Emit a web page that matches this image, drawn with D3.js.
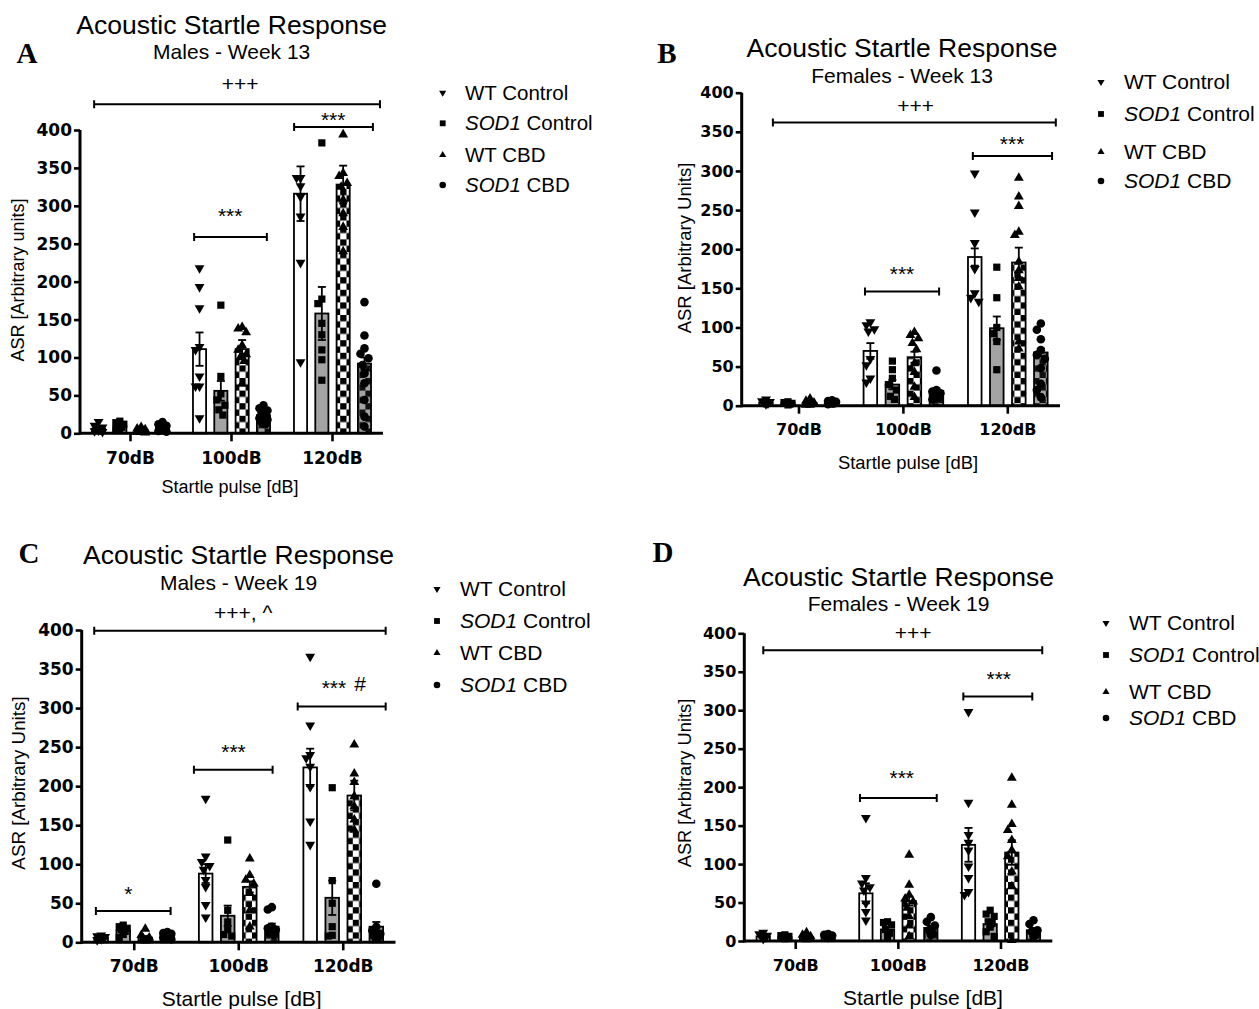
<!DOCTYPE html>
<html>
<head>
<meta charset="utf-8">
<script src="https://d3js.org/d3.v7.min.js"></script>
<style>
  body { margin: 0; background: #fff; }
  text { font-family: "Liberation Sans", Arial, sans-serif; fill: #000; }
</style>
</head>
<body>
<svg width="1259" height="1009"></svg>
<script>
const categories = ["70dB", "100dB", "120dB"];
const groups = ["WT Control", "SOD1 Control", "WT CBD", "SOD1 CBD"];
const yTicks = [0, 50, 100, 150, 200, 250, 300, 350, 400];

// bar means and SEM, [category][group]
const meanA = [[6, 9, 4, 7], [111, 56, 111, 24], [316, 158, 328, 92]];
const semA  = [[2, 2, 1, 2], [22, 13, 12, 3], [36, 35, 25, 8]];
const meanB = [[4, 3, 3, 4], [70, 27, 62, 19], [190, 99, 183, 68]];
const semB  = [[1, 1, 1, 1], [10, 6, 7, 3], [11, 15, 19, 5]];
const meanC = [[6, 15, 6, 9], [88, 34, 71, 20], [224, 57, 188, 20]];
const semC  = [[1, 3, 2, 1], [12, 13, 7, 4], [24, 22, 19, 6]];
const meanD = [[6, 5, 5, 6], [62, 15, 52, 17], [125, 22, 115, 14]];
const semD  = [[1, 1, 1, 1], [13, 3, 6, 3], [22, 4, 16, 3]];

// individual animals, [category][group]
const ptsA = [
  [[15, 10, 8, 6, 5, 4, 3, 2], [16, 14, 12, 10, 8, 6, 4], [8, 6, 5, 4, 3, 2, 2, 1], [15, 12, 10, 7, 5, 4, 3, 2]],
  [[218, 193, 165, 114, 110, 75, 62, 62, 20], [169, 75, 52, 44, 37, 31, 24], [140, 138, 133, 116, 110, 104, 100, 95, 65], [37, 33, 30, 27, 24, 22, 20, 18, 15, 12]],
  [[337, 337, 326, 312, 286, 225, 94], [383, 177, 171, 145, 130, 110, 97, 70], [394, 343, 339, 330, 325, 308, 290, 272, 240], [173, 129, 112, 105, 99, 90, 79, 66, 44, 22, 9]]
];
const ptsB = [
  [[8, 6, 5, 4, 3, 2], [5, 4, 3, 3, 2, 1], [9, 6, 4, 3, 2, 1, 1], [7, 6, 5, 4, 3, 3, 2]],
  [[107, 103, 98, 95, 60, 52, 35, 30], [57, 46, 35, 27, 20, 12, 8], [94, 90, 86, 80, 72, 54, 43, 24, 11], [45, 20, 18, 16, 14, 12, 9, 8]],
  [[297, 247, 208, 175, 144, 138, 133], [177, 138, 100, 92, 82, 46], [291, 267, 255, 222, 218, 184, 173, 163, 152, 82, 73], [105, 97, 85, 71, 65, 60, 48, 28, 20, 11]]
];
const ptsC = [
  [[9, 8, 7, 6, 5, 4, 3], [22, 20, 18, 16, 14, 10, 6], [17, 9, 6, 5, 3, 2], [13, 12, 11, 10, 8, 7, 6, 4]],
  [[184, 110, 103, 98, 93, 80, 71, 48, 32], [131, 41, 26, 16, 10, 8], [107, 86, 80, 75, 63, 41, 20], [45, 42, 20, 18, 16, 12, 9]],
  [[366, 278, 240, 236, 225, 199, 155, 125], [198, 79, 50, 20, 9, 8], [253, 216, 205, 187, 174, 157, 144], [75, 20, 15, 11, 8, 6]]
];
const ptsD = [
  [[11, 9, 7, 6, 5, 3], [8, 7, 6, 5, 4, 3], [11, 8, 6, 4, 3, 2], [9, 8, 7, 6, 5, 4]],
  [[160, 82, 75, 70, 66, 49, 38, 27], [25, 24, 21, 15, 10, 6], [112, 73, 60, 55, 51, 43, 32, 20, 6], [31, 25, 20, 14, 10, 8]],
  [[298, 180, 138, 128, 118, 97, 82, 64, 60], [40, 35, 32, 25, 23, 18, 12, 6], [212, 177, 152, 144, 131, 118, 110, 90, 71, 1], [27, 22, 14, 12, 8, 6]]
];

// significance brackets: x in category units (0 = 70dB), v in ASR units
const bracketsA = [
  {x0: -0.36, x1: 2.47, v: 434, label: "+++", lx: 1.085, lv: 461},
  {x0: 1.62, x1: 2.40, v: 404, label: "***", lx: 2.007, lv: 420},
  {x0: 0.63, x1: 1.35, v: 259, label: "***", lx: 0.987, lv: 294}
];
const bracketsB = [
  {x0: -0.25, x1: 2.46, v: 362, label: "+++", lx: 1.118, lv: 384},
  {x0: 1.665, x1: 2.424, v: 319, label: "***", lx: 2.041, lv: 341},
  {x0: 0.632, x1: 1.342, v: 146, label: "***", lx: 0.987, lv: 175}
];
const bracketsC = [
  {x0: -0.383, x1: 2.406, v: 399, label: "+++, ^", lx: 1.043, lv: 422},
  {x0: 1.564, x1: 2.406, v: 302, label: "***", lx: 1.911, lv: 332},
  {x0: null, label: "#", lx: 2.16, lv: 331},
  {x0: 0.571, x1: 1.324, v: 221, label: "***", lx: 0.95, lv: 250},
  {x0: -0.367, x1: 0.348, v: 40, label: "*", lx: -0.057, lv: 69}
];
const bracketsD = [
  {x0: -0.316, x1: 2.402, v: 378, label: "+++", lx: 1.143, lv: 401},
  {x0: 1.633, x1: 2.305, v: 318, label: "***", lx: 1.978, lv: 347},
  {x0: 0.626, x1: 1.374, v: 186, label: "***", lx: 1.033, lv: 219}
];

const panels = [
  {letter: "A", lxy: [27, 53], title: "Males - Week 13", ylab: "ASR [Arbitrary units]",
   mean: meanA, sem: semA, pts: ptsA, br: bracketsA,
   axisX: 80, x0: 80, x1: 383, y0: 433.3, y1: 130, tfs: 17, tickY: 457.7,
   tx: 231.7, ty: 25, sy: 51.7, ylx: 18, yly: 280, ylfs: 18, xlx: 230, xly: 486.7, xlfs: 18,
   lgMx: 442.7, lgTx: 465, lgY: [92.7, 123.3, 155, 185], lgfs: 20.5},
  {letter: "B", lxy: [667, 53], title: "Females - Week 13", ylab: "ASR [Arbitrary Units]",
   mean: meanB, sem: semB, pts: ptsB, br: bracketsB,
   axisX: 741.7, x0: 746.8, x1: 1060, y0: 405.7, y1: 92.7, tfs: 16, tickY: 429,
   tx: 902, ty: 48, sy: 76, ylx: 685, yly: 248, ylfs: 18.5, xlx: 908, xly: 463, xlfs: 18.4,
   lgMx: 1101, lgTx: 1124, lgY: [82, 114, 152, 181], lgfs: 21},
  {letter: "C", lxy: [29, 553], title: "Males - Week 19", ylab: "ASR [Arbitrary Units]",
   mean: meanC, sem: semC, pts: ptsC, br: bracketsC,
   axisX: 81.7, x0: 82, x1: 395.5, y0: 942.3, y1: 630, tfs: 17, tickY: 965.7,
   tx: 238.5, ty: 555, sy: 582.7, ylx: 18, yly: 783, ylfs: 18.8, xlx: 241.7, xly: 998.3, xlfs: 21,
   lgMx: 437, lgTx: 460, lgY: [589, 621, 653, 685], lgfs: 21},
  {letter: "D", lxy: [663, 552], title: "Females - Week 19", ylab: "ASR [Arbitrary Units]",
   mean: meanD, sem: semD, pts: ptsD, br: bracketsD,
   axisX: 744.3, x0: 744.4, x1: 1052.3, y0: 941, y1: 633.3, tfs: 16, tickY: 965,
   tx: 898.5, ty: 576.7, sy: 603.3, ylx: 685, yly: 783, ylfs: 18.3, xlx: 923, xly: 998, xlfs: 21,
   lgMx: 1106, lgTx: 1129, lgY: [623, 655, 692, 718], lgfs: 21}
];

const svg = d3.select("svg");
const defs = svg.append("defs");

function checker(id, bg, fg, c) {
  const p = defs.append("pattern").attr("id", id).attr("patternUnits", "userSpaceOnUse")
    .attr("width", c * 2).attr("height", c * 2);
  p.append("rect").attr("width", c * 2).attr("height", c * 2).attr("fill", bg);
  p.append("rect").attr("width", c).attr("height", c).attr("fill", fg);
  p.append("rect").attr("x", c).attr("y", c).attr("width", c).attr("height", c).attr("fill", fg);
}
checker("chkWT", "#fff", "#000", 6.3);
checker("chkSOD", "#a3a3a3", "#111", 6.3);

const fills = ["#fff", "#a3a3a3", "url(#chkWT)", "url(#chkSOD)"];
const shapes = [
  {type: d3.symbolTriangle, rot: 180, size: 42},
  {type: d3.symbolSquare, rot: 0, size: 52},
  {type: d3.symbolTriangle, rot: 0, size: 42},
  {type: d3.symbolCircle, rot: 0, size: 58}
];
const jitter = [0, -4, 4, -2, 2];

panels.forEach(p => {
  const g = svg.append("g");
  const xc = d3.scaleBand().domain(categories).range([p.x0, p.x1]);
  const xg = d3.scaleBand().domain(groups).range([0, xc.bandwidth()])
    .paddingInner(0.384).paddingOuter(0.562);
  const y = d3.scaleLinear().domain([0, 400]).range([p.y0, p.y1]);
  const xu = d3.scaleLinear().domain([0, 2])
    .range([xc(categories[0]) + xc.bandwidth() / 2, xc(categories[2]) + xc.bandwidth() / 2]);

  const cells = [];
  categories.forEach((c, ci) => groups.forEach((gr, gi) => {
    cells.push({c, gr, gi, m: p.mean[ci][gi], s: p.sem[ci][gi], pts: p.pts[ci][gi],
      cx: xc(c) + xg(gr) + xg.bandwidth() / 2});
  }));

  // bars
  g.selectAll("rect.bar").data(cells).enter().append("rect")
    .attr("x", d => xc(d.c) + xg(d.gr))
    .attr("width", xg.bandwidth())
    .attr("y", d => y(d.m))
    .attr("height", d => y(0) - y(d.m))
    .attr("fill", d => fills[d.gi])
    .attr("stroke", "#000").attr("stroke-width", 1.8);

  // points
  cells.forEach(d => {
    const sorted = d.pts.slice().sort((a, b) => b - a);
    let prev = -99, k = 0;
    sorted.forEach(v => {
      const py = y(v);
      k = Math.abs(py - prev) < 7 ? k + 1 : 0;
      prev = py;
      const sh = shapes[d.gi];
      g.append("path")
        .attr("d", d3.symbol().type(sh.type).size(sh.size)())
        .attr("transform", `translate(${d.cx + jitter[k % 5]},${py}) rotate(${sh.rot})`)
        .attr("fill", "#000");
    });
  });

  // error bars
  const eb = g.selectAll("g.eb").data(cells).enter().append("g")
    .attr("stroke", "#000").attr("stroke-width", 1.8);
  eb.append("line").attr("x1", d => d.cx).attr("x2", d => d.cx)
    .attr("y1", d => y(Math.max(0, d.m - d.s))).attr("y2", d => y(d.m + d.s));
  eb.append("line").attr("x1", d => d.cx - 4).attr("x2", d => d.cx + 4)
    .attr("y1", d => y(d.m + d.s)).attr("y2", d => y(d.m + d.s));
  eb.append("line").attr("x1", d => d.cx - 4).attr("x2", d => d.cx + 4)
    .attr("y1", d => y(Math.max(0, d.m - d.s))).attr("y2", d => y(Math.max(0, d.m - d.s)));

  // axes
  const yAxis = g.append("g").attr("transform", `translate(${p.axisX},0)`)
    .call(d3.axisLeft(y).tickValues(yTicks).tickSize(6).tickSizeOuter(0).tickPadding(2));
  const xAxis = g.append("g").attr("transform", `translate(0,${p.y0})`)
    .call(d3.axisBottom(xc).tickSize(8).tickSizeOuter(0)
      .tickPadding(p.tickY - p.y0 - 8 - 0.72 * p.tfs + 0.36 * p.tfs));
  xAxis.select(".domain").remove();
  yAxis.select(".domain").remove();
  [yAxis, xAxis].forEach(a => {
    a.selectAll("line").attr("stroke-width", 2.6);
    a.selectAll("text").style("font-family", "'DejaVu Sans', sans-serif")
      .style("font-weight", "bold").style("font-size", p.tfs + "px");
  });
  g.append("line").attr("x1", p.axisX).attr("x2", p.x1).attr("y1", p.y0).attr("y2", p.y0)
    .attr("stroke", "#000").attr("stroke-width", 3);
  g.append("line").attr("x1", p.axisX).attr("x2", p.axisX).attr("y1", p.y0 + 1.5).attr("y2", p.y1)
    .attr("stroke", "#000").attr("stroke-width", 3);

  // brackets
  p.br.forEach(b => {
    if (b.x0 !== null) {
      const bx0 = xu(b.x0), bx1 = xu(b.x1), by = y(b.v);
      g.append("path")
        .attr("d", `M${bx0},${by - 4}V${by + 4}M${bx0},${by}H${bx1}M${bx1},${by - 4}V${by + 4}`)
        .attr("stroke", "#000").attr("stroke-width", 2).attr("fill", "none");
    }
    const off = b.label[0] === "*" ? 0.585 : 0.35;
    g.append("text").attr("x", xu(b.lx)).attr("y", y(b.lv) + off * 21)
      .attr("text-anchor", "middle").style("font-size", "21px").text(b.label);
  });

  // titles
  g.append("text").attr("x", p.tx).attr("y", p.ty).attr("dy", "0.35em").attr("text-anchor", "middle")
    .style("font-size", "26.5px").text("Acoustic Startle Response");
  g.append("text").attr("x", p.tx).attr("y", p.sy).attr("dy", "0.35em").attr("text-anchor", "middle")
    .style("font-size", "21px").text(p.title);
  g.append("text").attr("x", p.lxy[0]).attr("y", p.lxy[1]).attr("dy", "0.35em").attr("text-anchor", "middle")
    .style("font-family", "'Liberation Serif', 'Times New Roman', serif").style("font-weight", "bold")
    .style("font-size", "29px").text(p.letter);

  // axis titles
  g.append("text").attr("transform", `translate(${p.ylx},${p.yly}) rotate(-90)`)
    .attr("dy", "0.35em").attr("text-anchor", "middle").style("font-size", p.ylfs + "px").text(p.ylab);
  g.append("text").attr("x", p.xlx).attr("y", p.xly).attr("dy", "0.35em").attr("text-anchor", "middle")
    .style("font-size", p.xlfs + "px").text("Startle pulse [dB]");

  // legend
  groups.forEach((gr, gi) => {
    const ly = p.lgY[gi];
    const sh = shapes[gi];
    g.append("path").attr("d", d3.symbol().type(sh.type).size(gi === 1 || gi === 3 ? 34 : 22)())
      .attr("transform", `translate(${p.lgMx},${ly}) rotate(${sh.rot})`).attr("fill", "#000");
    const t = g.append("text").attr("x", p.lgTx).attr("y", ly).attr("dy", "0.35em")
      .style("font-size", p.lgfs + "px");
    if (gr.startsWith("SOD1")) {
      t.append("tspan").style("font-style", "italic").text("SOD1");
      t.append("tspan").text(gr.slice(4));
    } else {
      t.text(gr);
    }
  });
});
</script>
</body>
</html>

PROMPT: Set the lines above down again, word for word, from the first through the one containing "[22, 4, 16, 3]];"; pictures excluded.

OUTPUT BELOW:
Emit a web page that matches this image, drawn with D3.js.
<!DOCTYPE html>
<html>
<head>
<meta charset="utf-8">
<script src="https://d3js.org/d3.v7.min.js"></script>
<style>
  body { margin: 0; background: #fff; }
  text { font-family: "Liberation Sans", Arial, sans-serif; fill: #000; }
</style>
</head>
<body>
<svg width="1259" height="1009"></svg>
<script>
const categories = ["70dB", "100dB", "120dB"];
const groups = ["WT Control", "SOD1 Control", "WT CBD", "SOD1 CBD"];
const yTicks = [0, 50, 100, 150, 200, 250, 300, 350, 400];

// bar means and SEM, [category][group]
const meanA = [[6, 9, 4, 7], [111, 56, 111, 24], [316, 158, 328, 92]];
const semA  = [[2, 2, 1, 2], [22, 13, 12, 3], [36, 35, 25, 8]];
const meanB = [[4, 3, 3, 4], [70, 27, 62, 19], [190, 99, 183, 68]];
const semB  = [[1, 1, 1, 1], [10, 6, 7, 3], [11, 15, 19, 5]];
const meanC = [[6, 15, 6, 9], [88, 34, 71, 20], [224, 57, 188, 20]];
const semC  = [[1, 3, 2, 1], [12, 13, 7, 4], [24, 22, 19, 6]];
const meanD = [[6, 5, 5, 6], [62, 15, 52, 17], [125, 22, 115, 14]];
const semD  = [[1, 1, 1, 1], [13, 3, 6, 3], [22, 4, 16, 3]];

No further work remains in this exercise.